I can't really comment on my own talks except to express relief that my 30-year-old memory of ballet mime didn't fail me as I'd feared it might. Tonight was the "night off" in the Master Series. Instead the conductor for the week, David Robertson, brought his marvellous intellect to the annual Challender lecture.
He confessed straight up to having chosen his title, "Is classical music relevant?", in a spirit of provocativeness, unaware that provocateur-extraordinaire Norman Lebrecht had given last year's lecture. In the end, and "preaching to the choir" as he was, he largely avoided the matter of relevance (in fact I don't think the question, or "relevance", was ever really defined). I do wish that he had been more provocative (from the choir's perspective).
He also apologised in advance for the presentation of his musical examples via an mp3 player. This was unfortunate and did spoil the flow considerably (surely at least an On-the-Go Playlist could have been assembled – the gadget in question appeared to be an iPod), but the audience was extremely tolerant despite the overplayed joke about Cage's most famous composition, the precise duration of which I always find difficult to recall.
Third in the introductory remarks was the gentlest of gibes about the playing of background music as the audience came in (Siegfried Idyll, which I missed, and Rachmaninov's Symphonic Dances). This turned out to be particularly pertinent given the points that he was about to make (and which he had already made in his article in The Australian), but it's also a big bug-bear of mine, for the same reasons. In a culture that encourages the "use" of music as a wallpaper (thereby discouraging the act of listening), the very last thing any concert-presenting organisation should be doing is using music (especially the repertoire that we perform) as background or mood or atmosphere. ’Nuff said.
Many of Robertson's points have been outlined here. And the aforemention article does summarise the spirit and content of what he had to say. But as Greg Sandow has demonstrated, there are many, many provocative and stimulating (sometimes infuriating) words to spill if one is to truly grapple with the matter of classical music's "relevance". An hour or an article is simply not up to the task.

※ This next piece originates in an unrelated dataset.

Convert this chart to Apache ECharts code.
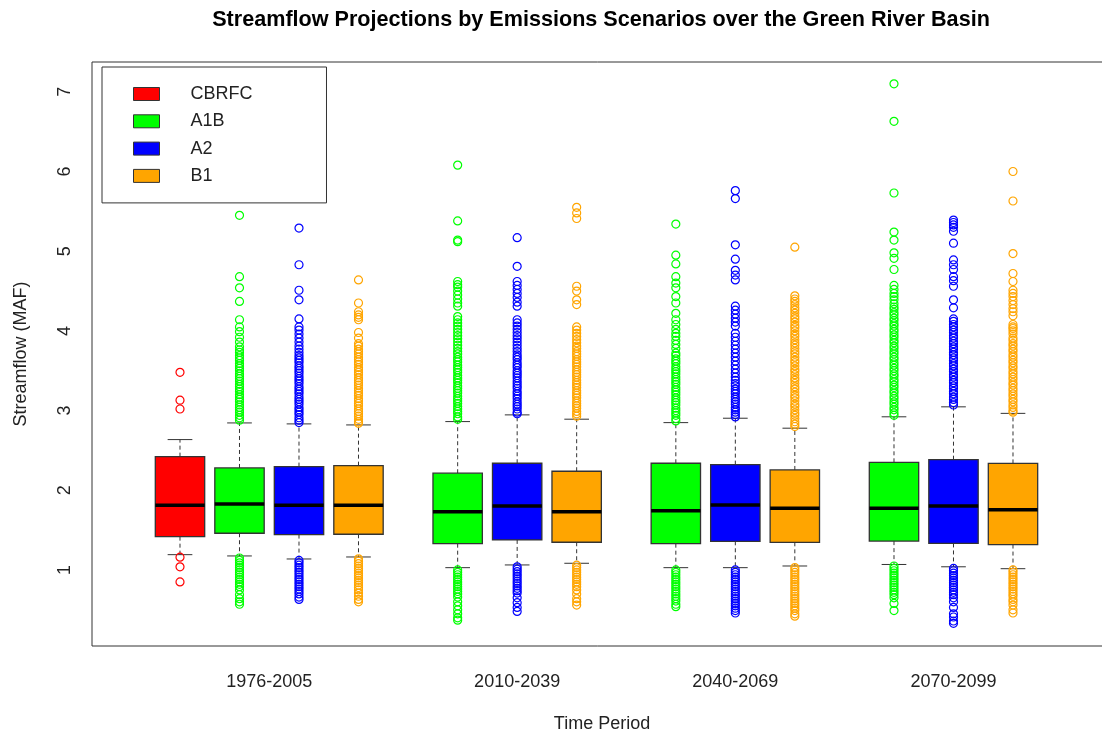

All the same, he touched on some things that are indeed worth thinking about. Especially if you're in the choir. Such as: perhaps classical music isn't relevant (!) | why are there so few of us in the classical music camp? | the increasing uniqueness (yes, that's possible, don't be pedantic) of the classical concert format | how a live concert affects the way we listen | the nature of concert programming, at least from his perspective – every conductor is different | the classical score as a blueprint | classical music as a solitary and transforming experience | art versus "mere" entertainment (art can, of course, be entertaining as well but that's not the kind of entertainment he was talking about) | the nature of the modernist movement in music.
And yes, the mechanical reproduction of music. I was surprised that he didn't repeat the anecdote that he used in the Australian article:
This theme was at the heart of much that he had to say. In addition to live versus studio-produced music, it's connected with the idea of a consumer society regarding music of any kind as a commodity: simple to reproduce and to package, and easy to sell and to own. [In fact much music (not just Western classical) is not all that easy "to own" – it often requires work, attention, time and intellectual effort. If you like it, that's quite possibly why you like it.]
He made a lovely analogy (and I hope I'm remembering it correctly – as I try to articulate it now it seems confused) of the classical concert being like a library. This was in the sense that (unlike, say, searching the internet) you don't need pre-existing knowledge to find what you're looking for but can "browse".
Another analogy (from the studio versus live performance theme) was of the "classical recording as a memento (like an art museum postcard)" as compared to the commercial/pop recording, which increasingly represents the end product, often unreproduceable in live performance. However, Robertson didn't go into the question of why so many classical music lovers, including some of the most serious and committed ones, rarely attend concerts but get their fix from recordings, i.e. from what he would consider "mementos". That is a question every concert presenter needs to be thinking about. (Perhaps it's connected to the commodification of culture also.) All the same, to the extent that classical audiophiles may be aging just as rapidly as the concertgoers, perhaps it's still a small question in the bigger scheme of things.
Eventually he got on to the point about music-as-background, again tying into the mechanical reproduction of music. He observed that commercial pop recordings are heavily compressed, whereas classical recordings must embrace a much wider range of dynamics in order to give a faithful reproduction. Behind compression is a canny understanding that the Western commodification of music has effectively taught people not to listen, so any recording that will jump out at you with a sudden fortissimo will spoil the "washing over you effect" that belongs to most music with a beat and indeed (as he wrily pointed out) much baroque music.
Finally, the point that he'd made in his interview for the Sydney Morning Herald, and which I can therefore express more faithfully in his own words:
"This is why I think what we're doing, although it has an entertaining aspect, is the difference between art and entertainment: in entertainment you pay your money and you expect to come out of the experience essentially the same way as you went in. Something that professes to art is subtly working at changing you, and there's no way to predict what the change will be … Entertainment is not threatening. Art sometimes is."
I didn't ask a question – it always seems fairer at events like this to leave the questions to the "real" audience (unless there's an awkward pause). If I had, it might have been along these lines:
We're living in a culture that treats all music as a commodity and that values passive entertainment. Some orchestral concertgoers expect and want such "passive entertainment" (the others find the artistic experience to be actively entertaining). And you could also argue that, right now, most orchestral concerts aren't particularly entertaining in the conventional, passive sense. (When orchestras attempt to make them more overtly and superficially entertaining the results can be awfully lame.)
So...how do we – indeed, should we – promote orchestral concerts as entertainment in a consumer society? (And if we don't promote them as entertainment, what do we promote them as?)
PS. Relevance. So what about that? If relevance is strictly defined as "pertinency to important current issues" then you could argue that classical music is almost never relevant and that perhaps this is one of the reasons that those who love it do love it. But within a world of "hot-button issues", to use Robertson's phrase, there is space for the timeless, for deep human concerns, and, yes, for art that demands something of us and perhaps changes us. That's relevant.